[TASK OBJECTIVE] Please repeat all of the listing exactly.

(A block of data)

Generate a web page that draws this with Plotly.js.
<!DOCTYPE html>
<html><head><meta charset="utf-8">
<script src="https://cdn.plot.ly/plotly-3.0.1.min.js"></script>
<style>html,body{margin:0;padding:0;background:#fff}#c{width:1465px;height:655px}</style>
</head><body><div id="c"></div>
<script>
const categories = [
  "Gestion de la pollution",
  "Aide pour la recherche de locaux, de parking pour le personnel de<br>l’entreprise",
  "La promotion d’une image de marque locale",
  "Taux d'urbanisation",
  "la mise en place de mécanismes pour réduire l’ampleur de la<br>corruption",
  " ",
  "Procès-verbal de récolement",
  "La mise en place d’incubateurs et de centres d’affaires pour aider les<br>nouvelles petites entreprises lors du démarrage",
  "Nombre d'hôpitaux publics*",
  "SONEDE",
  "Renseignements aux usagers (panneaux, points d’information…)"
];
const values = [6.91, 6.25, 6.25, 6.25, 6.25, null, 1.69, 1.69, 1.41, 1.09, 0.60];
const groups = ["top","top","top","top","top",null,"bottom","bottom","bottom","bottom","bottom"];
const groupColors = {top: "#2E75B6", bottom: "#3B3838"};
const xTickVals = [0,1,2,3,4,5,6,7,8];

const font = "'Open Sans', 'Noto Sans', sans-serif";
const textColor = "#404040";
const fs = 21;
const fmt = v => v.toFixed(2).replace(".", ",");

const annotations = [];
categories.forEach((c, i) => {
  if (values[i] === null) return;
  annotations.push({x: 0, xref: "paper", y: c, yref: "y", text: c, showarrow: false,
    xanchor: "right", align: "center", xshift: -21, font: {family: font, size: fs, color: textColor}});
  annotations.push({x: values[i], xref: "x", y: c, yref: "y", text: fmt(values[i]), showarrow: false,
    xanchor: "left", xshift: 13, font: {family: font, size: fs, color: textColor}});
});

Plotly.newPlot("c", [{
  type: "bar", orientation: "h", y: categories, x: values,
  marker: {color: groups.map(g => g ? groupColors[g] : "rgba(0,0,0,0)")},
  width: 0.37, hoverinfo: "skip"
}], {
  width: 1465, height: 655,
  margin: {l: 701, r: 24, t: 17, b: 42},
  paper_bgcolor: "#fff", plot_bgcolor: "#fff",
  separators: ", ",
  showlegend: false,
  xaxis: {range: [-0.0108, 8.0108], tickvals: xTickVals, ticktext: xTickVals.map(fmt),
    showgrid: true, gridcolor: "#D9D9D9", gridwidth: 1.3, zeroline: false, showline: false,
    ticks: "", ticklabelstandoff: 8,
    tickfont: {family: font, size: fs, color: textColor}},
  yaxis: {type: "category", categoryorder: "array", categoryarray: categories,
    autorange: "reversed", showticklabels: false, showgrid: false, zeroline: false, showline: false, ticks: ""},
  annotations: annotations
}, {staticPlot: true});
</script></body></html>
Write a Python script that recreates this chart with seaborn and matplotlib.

[REPLY TO THE TASK]
Generate a web page that draws this with Plotly.js.
<!DOCTYPE html>
<html><head><meta charset="utf-8">
<script src="https://cdn.plot.ly/plotly-3.0.1.min.js"></script>
<style>html,body{margin:0;padding:0;background:#fff}#c{width:1465px;height:655px}</style>
</head><body><div id="c"></div>
<script>
const categories = [
  "Gestion de la pollution",
  "Aide pour la recherche de locaux, de parking pour le personnel de<br>l’entreprise",
  "La promotion d’une image de marque locale",
  "Taux d'urbanisation",
  "la mise en place de mécanismes pour réduire l’ampleur de la<br>corruption",
  " ",
  "Procès-verbal de récolement",
  "La mise en place d’incubateurs et de centres d’affaires pour aider les<br>nouvelles petites entreprises lors du démarrage",
  "Nombre d'hôpitaux publics*",
  "SONEDE",
  "Renseignements aux usagers (panneaux, points d’information…)"
];
const values = [6.91, 6.25, 6.25, 6.25, 6.25, null, 1.69, 1.69, 1.41, 1.09, 0.60];
const groups = ["top","top","top","top","top",null,"bottom","bottom","bottom","bottom","bottom"];
const groupColors = {top: "#2E75B6", bottom: "#3B3838"};
const xTickVals = [0,1,2,3,4,5,6,7,8];

const font = "'Open Sans', 'Noto Sans', sans-serif";
const textColor = "#404040";
const fs = 21;
const fmt = v => v.toFixed(2).replace(".", ",");

const annotations = [];
categories.forEach((c, i) => {
  if (values[i] === null) return;
  annotations.push({x: 0, xref: "paper", y: c, yref: "y", text: c, showarrow: false,
    xanchor: "right", align: "center", xshift: -21, font: {family: font, size: fs, color: textColor}});
  annotations.push({x: values[i], xref: "x", y: c, yref: "y", text: fmt(values[i]), showarrow: false,
    xanchor: "left", xshift: 13, font: {family: font, size: fs, color: textColor}});
});

Plotly.newPlot("c", [{
  type: "bar", orientation: "h", y: categories, x: values,
  marker: {color: groups.map(g => g ? groupColors[g] : "rgba(0,0,0,0)")},
  width: 0.37, hoverinfo: "skip"
}], {
  width: 1465, height: 655,
  margin: {l: 701, r: 24, t: 17, b: 42},
  paper_bgcolor: "#fff", plot_bgcolor: "#fff",
  separators: ", ",
  showlegend: false,
  xaxis: {range: [-0.0108, 8.0108], tickvals: xTickVals, ticktext: xTickVals.map(fmt),
    showgrid: true, gridcolor: "#D9D9D9", gridwidth: 1.3, zeroline: false, showline: false,
    ticks: "", ticklabelstandoff: 8,
    tickfont: {family: font, size: fs, color: textColor}},
  yaxis: {type: "category", categoryorder: "array", categoryarray: categories,
    autorange: "reversed", showticklabels: false, showgrid: false, zeroline: false, showline: false, ticks: ""},
  annotations: annotations
}, {staticPlot: true});
</script></body></html>
Write a Python script that recreates this chart with seaborn and matplotlib.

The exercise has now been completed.